Inclusão Educacional
Doutora em educação e pesquisadora na área de inclusão, a professora Rita de Cácia Souza, abordou o conceito do TEA sob o viés da psiquiatria e apontou algumas perspectivas relacionadas à prática educacional, reforçando a relevância da acessibilidade no processo de evolução das crianças diagnosticadas com autismo.
“Quando a criança chega à escola e já possui diagnóstico, a mesma compreende as características gerais daquela deficiência e a normatiza, sem conhecer a criança e observar as potencialidades e suas dificuldades. Para efetivar o processo inclusivo é preciso conhecer a singularidade de cada pessoa”, pontuou.

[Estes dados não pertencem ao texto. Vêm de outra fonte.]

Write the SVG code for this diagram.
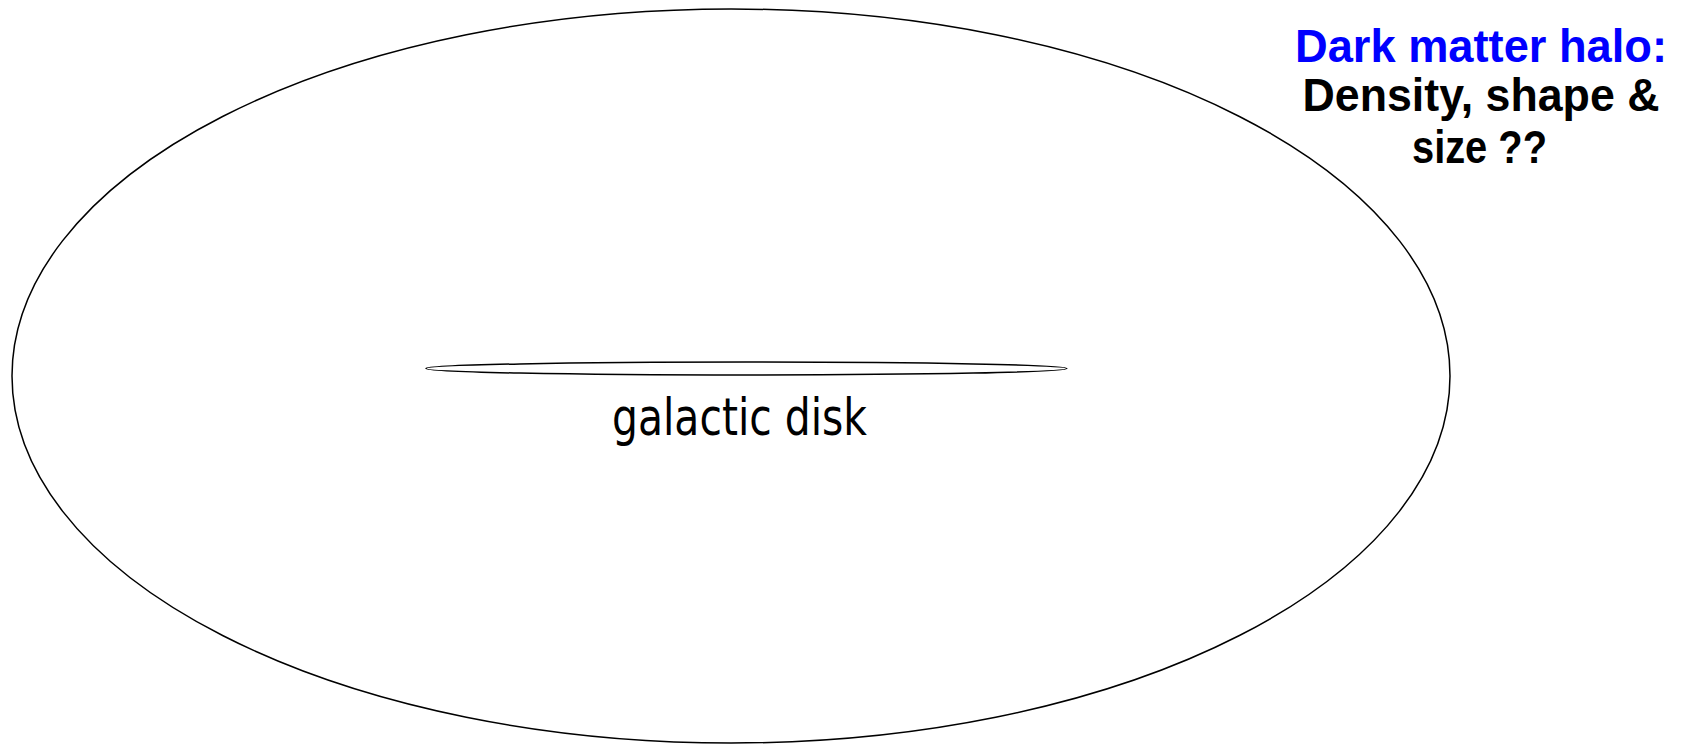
<svg xmlns="http://www.w3.org/2000/svg" width="1691" height="745" viewBox="0 0 1691 745">
<style>
.shape{fill:none;stroke:#000;stroke-width:1.5}
.lbl{font-family:"DejaVu Sans","Liberation Sans",sans-serif;font-size:52px;fill:#000}
.hd{font-family:"Liberation Sans",Arial,sans-serif;font-size:46px;font-weight:bold;text-anchor:middle}
</style>
<rect width="1691" height="745" fill="#fff"/>
<g id="halo">
<ellipse class="shape" cx="731" cy="376" rx="719" ry="367"/>
</g>
<g id="disk">
<ellipse class="shape" cx="746.5" cy="368.5" rx="320.5" ry="6.5"/>
<text class="lbl" x="612" y="435" textLength="255" lengthAdjust="spacingAndGlyphs">galactic disk</text>
</g>
<g id="halo-label">
<text class="hd" x="1481" y="62" fill="#0000FF" textLength="372" lengthAdjust="spacingAndGlyphs">Dark matter halo:</text>
<text class="hd" x="1481" y="111" fill="#000" textLength="357" lengthAdjust="spacingAndGlyphs">Density, shape &amp;</text>
<text class="hd" x="1479.5" y="163" fill="#000" textLength="135" lengthAdjust="spacingAndGlyphs">size ??</text>
</g>
<g id="connectors"></g>
</svg>
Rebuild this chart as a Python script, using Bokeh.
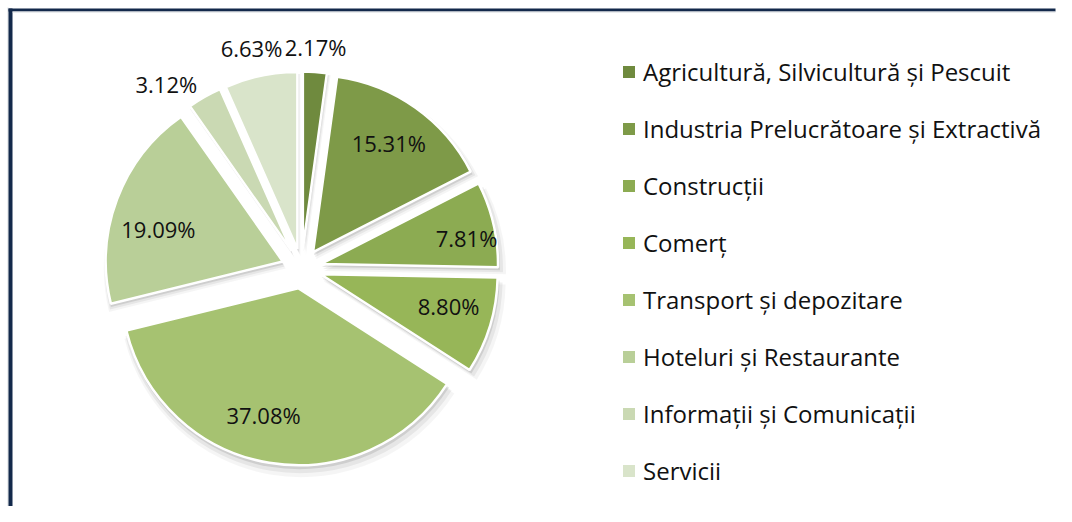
import math
import numpy as np
from bokeh.plotting import figure
from bokeh.models import ColumnDataSource, Range1d, Legend, LegendItem, BoxAnnotation
from bokeh.core.properties import value
from bokeh.embed import file_html
from bokeh.resources import INLINE

# ---------------- data ----------------
categories = [
    "Agricultură, Silvicultură și Pescuit",
    "Industria Prelucrătoare și Extractivă",
    "Construcții",
    "Comerț",
    "Transport și depozitare",
    "Hoteluri și Restaurante",
    "Informații și Comunicații",
    "Servicii",
]
values = [2.17, 15.31, 7.81, 8.80, 37.08, 19.09, 3.12, 6.63]
colors = ["#6f8a3e", "#7e9a48", "#8cab52", "#97b658", "#a6c271", "#b9cf98", "#cad9b3", "#d9e4ca"]

# ---------------- layout / style ----------------
W, H = 1056, 506
CX, CY = 301, H - 268      # pie centre (data units == pixels)
R = 177                    # radius
EXPLODE = 20               # explode distance
# label placement (polar, relative to each exploded slice's apex)
label_r = [1.14, 0.75, 0.835, 0.745, 0.74, 0.727, 1.18, 1.167]    # fraction of R
label_dtheta = [-0.3, -0.6, 3.0, -2.8, 5.9, -5.7, -7.4, -0.9]       # degrees
FONT = "Open Sans"

vals = np.array(values, dtype=float)
total = vals.sum()
ends = np.cumsum(vals) / total
starts = ends - vals / total
mids = (starts + ends) / 2
theta = 2 * np.pi * mids                      # clockwise from top
start_ang = np.pi / 2 - 2 * np.pi * starts
end_ang = np.pi / 2 - 2 * np.pi * ends
xs = CX + EXPLODE * np.sin(theta)
ys = CY + EXPLODE * np.cos(theta)

src = ColumnDataSource(dict(x=xs, y=ys, start=start_ang, end=end_ang,
                            color=colors, cat=categories))

p = figure(width=W, height=H, x_range=Range1d(0, W), y_range=Range1d(0, H),
           output_backend="svg", toolbar_location=None,
           x_axis_location=None, y_axis_location=None, min_border=0,
           outline_line_color=None, background_fill_color="white",
           border_fill_color="white")
p.grid.visible = False

# frame (left / top dark border)
NAVY = "#13294b"
p.add_layout(BoxAnnotation(left=7, right=8, bottom=0, top=H - 7, fill_color="#d5d9de",
                           fill_alpha=1, line_color=None, line_alpha=0, level="overlay"))
p.add_layout(BoxAnnotation(left=8, right=12, bottom=0, top=H - 8, fill_color=NAVY,
                           fill_alpha=1, line_color=None, line_alpha=0, level="overlay"))
p.add_layout(BoxAnnotation(left=8, right=W - 1, bottom=H - 11, top=H - 8, fill_color=NAVY,
                           fill_alpha=1, line_color=None, line_alpha=0, level="overlay"))
p.add_layout(BoxAnnotation(left=12, right=W - 1, bottom=H - 12, top=H - 11, fill_color="#d5d9de",
                           fill_alpha=1, line_color=None, line_alpha=0, level="overlay"))

# soft shadows
for dx, dy, dr, a in [(1, -3, 1, 0.10), (2, -5, 3, 0.06), (3, -7, 5, 0.04)]:
    shsrc = ColumnDataSource(dict(x=xs + dx, y=ys + dy, start=start_ang, end=end_ang))
    p.wedge(x="x", y="y", radius=R + dr, start_angle="start", end_angle="end",
            direction="clock", source=shsrc, fill_color="black", fill_alpha=a,
            line_color=None)

# slices
p.wedge(x="x", y="y", radius=R, start_angle="start", end_angle="end",
        direction="clock", source=src, fill_color="color", line_color="white",
        line_width=2.5)

# data labels
lx, ly = [], []
for i, v in enumerate(values):
    t = theta[i] + math.radians(label_dtheta[i])
    rr = label_r[i] * R
    lx.append(xs[i] + rr * math.sin(t))
    ly.append(ys[i] + rr * math.cos(t))
lsrc = ColumnDataSource(dict(x=lx, y=ly, t=[f"{v:.2f}%" for v in values]))
p.text(x="x", y="y", text="t", source=lsrc, text_align="center", text_baseline="middle",
       text_font=value(FONT), text_font_size=value("22px"), text_color="#111111")

# legend
nan = [float("nan")] * len(values)
legsrc = ColumnDataSource(dict(l=nan, r=nan, b=nan, t=nan, color=colors))
qr = p.quad(left="l", right="r", bottom="b", top="t", source=legsrc,
            fill_color="color", line_color=None)
items = [LegendItem(label=cat, renderers=[qr], index=i) for i, cat in enumerate(categories)]
legend = Legend(items=items, location=(621, H - 499), orientation="vertical",
                glyph_width=15, glyph_height=15, label_height=57, spacing=0,
                padding=0, margin=0, label_standoff=7,
                label_text_font=FONT, label_text_font_size="24px",
                label_text_color="#111111", border_line_color=None,
                background_fill_alpha=0)
p.add_layout(legend)

open("out.html", "w").write(file_html(p, INLINE))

Durante a palestra, Rita de Cácia ressaltou que a aprendizagem e o desenvolvimento acadêmico das pessoas com TEA é possível e real. “O que muda são os caminhos, as metodologias e as estratégias que serão utilizadas para efetivar a educação”.
Na ótica da pesquisadora, para alcançar avanços nesse campo é preciso investir na formação docente. “Ainda temos muito o que evoluir em torno da construção de metodologias de ensino que se adequem ao funcionamento cerebral diferenciado dos autistas, às comorbidades, que em cerca de 70% dos casos, vêm associadas e à diversidade de possibilidades de características e intervenções que se impõem”, afirmou Rita.
Importância da Terapia
Pós-Graduada em Ciência do Comportamento pela George Brown College (Canadá) e especialista no Método ABA (Análise Comportamental Aplicada), Isis Bacelar, focou sua palestra na terapia como ferramenta essencial para evoluir no tratamento do TEA.
“O ABA tem como foco a análise comportamental. Ele observa a forma de agir dos indivíduos, a frequência e duração de cada ação, para traçar um planejamento terapêutico específico. Além disso, o ABA trabalha muito com o reforço positivo e negativo, buscando aumentar ou reduzir a probabilidade de um comportamento se repetir”, explicou Isis.
De acordo com ela, através da aplicação desse método, é possível obter resultados em diversas áreas, a exemplo da acadêmica e motora. Para terapeuta, o ABA se destaca por estruturar a metodologia visando o que é benéfico para o indivíduo a longo prazo.
“A gente tem o costume de pensar no autista sempre no aspecto da criança, mas precisamos lembrar que eles irão crescer. Dessa maneira, é fundamental que possamos ajudá-los a se tornarem adultos presentes na sociedade”, ressaltou Isis.
Por fim, ela frisou que, nesse sentido, a terapia é essencial para transformar as pessoas com TEA em indivíduos ativos. “Não podemos continuar enxergando o autista como alguém que estará sempre à margem, que não irá ter um emprego ou participar da vida em sociedade. Precisamos contribuir para eles estejam inseridos nos ambientes sociais e possam viver com qualidade”, concluiu.
TEA
O autismo é identificado na infância, entre 1 ano e meio e 3 anos, embora os sinais iniciais às vezes apareçam já nos primeiros meses de vida. O TEA afeta a comunicação e capacidade de aprendizado e adaptação da criança. No Brasil, estima-se que existam cerca de dois milhões de pessoas dentro do espectro. Deste total, de acordo com o Instituto de Psiquiatria do Hospital das Clínicas (São Paulo), mais de 90% está completamente desassistido.
Presenças
A audiência pública contou com a presença de pais, mães e especialistas das áreas de saúde e educação, além de autoridades, acadêmicos e representantes de entidades de apoio as pessoas com autismo de Sergipe.Entre os presentes, estiveram a vice-governadora, Eliane Aquino; os deputados estaduais, Iran Barbosa, Dilson de Agripino, Georgeo Passos, Kitty Lima e Diná Almeida; e os vereadores Fábio Meireles e Lucas Aribé.